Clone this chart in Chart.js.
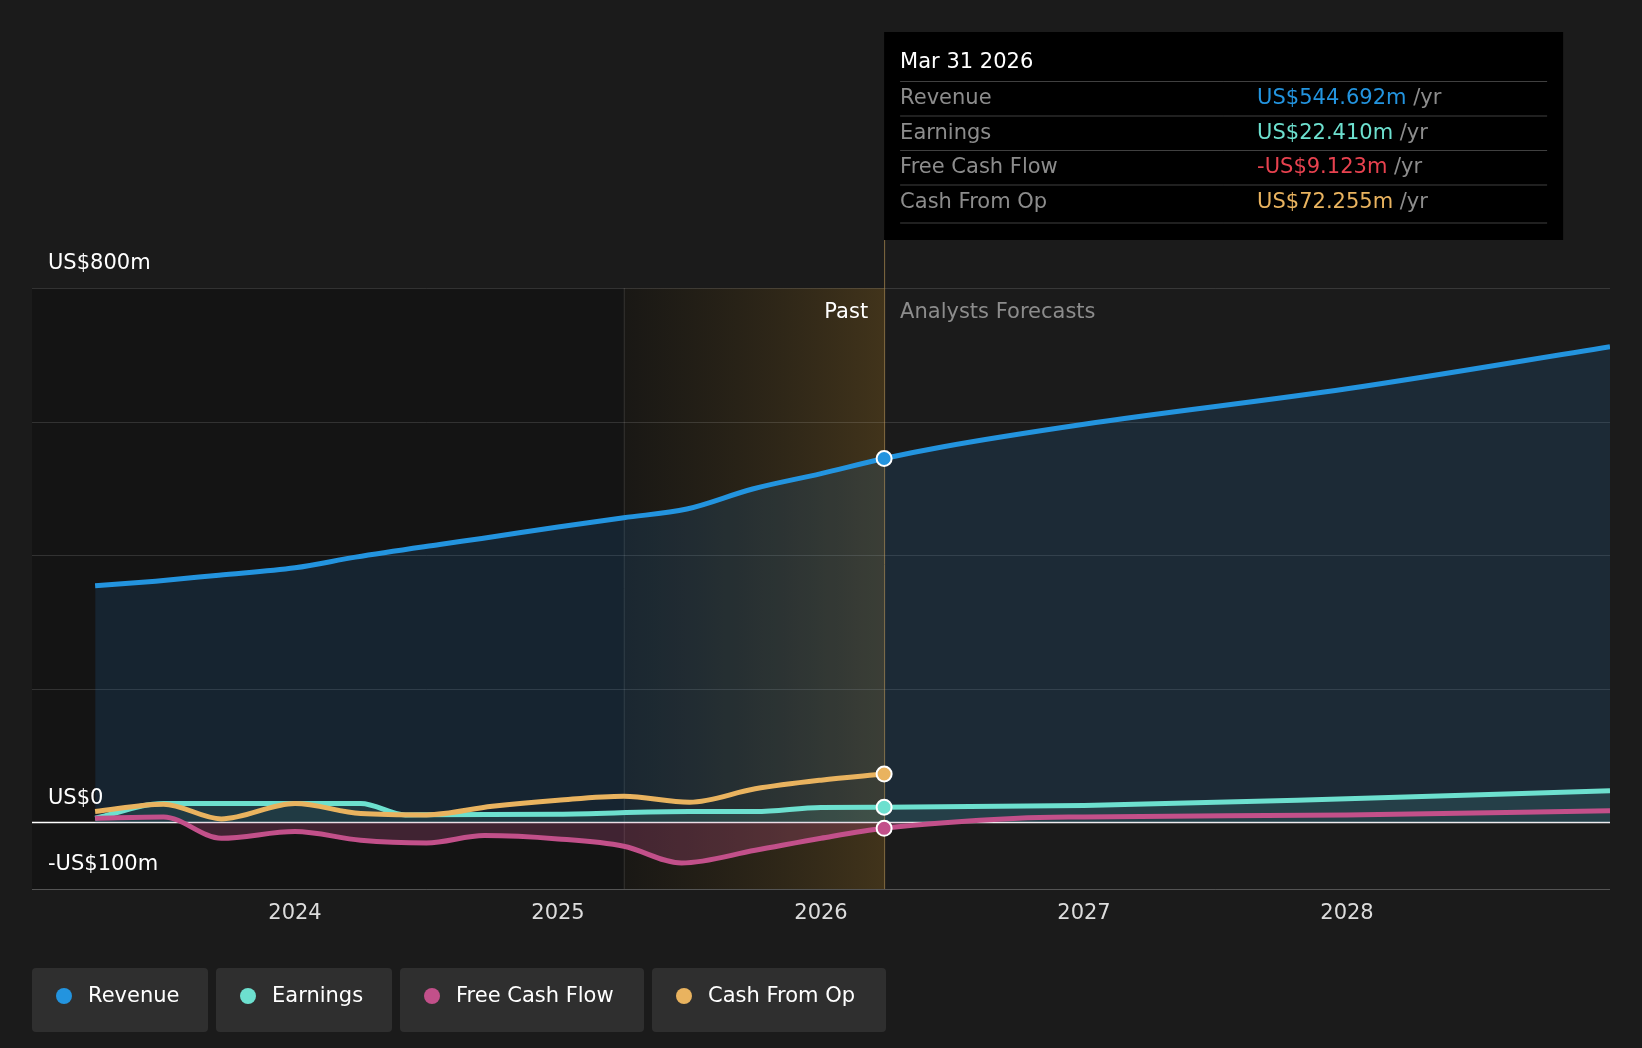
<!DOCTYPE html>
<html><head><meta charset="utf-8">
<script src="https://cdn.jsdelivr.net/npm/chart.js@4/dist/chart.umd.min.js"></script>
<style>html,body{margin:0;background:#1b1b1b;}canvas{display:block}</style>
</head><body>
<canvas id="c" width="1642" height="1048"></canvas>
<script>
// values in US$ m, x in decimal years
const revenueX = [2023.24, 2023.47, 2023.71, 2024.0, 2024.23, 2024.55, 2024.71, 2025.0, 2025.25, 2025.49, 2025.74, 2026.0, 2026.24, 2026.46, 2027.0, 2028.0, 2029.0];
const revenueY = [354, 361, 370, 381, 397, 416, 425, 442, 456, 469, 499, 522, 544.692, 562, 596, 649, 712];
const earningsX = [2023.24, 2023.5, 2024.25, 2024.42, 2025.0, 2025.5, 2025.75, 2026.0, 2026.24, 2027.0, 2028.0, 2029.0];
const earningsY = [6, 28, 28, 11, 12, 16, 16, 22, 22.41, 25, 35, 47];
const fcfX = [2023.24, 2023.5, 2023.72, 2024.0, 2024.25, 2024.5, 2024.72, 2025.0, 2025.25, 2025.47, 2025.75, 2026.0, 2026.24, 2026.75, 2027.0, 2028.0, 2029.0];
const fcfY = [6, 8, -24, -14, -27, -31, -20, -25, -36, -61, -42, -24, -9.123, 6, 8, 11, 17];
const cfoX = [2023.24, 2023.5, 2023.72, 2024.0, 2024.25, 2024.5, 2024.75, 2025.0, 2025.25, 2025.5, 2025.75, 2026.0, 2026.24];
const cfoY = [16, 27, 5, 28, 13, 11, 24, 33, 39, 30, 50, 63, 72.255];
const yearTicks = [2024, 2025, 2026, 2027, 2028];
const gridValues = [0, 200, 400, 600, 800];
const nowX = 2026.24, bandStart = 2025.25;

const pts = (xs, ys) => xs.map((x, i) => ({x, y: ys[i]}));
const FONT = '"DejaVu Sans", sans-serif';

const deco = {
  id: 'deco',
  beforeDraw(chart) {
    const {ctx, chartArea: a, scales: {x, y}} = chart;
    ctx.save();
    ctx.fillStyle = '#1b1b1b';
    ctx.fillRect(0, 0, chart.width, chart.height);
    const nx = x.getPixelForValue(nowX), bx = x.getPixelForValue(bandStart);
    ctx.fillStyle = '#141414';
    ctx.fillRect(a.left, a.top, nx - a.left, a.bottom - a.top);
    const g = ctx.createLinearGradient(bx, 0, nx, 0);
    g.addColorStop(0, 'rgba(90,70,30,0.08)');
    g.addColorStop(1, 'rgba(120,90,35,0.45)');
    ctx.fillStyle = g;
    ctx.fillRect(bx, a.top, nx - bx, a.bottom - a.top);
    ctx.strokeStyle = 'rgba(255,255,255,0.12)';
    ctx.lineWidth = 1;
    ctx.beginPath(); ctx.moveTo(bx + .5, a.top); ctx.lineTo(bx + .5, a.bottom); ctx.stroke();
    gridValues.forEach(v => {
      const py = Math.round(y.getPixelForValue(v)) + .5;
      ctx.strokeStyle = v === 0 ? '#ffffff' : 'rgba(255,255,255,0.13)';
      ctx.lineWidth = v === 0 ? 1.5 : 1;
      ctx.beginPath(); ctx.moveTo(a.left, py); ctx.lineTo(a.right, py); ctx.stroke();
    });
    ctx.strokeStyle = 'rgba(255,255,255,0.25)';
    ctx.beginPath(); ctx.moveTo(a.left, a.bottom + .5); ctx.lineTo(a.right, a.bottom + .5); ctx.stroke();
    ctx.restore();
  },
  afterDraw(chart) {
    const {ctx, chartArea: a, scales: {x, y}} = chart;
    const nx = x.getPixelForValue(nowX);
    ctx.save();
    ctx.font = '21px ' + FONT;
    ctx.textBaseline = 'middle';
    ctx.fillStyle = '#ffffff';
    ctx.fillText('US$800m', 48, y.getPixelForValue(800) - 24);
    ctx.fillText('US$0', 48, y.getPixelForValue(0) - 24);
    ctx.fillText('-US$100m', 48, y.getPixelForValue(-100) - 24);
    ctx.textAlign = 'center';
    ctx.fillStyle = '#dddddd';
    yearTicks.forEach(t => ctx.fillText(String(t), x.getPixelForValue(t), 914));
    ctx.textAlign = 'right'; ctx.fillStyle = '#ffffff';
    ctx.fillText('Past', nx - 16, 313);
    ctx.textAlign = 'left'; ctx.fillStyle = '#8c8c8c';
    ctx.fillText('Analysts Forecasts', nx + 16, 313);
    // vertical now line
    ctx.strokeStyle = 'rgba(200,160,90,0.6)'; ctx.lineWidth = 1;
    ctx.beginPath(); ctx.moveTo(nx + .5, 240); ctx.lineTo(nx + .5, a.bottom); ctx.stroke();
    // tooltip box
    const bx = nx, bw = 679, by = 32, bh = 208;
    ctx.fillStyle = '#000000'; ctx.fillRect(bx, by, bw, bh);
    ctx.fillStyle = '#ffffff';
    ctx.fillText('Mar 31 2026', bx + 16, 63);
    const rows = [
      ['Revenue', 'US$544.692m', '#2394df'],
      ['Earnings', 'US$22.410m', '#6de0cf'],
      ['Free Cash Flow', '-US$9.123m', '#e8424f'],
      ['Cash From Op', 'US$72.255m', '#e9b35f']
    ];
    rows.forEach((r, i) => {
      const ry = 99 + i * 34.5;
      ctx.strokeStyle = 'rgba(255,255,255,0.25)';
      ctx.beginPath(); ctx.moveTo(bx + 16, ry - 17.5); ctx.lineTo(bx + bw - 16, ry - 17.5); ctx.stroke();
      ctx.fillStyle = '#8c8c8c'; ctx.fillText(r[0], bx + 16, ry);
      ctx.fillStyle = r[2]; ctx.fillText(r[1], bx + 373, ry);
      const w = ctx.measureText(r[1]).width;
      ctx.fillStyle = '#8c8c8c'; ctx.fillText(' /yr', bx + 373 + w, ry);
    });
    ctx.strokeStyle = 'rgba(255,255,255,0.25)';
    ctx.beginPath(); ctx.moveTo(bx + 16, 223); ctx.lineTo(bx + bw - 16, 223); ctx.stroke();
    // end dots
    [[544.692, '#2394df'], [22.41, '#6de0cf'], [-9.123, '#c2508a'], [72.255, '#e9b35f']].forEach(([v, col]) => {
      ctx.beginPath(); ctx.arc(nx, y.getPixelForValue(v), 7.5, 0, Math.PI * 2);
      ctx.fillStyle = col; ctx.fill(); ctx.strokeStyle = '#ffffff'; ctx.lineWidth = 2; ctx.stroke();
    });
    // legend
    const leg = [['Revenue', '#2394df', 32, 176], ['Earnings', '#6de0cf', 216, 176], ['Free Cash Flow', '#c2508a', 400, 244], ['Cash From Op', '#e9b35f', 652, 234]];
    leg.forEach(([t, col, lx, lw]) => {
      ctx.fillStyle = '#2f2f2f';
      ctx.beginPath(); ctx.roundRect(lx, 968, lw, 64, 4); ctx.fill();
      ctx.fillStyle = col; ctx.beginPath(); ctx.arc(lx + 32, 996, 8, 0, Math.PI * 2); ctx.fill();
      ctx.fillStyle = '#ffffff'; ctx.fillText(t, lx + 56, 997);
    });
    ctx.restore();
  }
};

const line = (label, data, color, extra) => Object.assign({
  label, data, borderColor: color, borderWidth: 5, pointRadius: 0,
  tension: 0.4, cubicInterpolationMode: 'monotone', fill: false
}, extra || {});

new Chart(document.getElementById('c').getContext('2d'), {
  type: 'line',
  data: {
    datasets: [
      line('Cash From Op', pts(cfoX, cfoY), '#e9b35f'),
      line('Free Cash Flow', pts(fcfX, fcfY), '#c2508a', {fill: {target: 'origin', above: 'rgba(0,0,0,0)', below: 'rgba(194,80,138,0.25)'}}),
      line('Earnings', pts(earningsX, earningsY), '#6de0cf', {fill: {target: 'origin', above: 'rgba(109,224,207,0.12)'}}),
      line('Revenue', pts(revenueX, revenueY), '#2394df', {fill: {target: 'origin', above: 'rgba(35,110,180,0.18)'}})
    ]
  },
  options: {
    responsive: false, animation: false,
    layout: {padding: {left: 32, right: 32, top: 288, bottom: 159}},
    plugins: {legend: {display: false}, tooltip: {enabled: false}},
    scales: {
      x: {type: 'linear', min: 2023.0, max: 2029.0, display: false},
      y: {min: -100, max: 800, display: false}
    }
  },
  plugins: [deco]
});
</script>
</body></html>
▬▬▬
Repeat, word for word and with no pictures, only the lines running from the beginning of the data to the line that contains "const nowX = 2026.24, bandStart = 2025.25;".

Clone this chart in Chart.js.
<!DOCTYPE html>
<html><head><meta charset="utf-8">
<script src="https://cdn.jsdelivr.net/npm/chart.js@4/dist/chart.umd.min.js"></script>
<style>html,body{margin:0;background:#1b1b1b;}canvas{display:block}</style>
</head><body>
<canvas id="c" width="1642" height="1048"></canvas>
<script>
// values in US$ m, x in decimal years
const revenueX = [2023.24, 2023.47, 2023.71, 2024.0, 2024.23, 2024.55, 2024.71, 2025.0, 2025.25, 2025.49, 2025.74, 2026.0, 2026.24, 2026.46, 2027.0, 2028.0, 2029.0];
const revenueY = [354, 361, 370, 381, 397, 416, 425, 442, 456, 469, 499, 522, 544.692, 562, 596, 649, 712];
const earningsX = [2023.24, 2023.5, 2024.25, 2024.42, 2025.0, 2025.5, 2025.75, 2026.0, 2026.24, 2027.0, 2028.0, 2029.0];
const earningsY = [6, 28, 28, 11, 12, 16, 16, 22, 22.41, 25, 35, 47];
const fcfX = [2023.24, 2023.5, 2023.72, 2024.0, 2024.25, 2024.5, 2024.72, 2025.0, 2025.25, 2025.47, 2025.75, 2026.0, 2026.24, 2026.75, 2027.0, 2028.0, 2029.0];
const fcfY = [6, 8, -24, -14, -27, -31, -20, -25, -36, -61, -42, -24, -9.123, 6, 8, 11, 17];
const cfoX = [2023.24, 2023.5, 2023.72, 2024.0, 2024.25, 2024.5, 2024.75, 2025.0, 2025.25, 2025.5, 2025.75, 2026.0, 2026.24];
const cfoY = [16, 27, 5, 28, 13, 11, 24, 33, 39, 30, 50, 63, 72.255];
const yearTicks = [2024, 2025, 2026, 2027, 2028];
const gridValues = [0, 200, 400, 600, 800];
const nowX = 2026.24, bandStart = 2025.25;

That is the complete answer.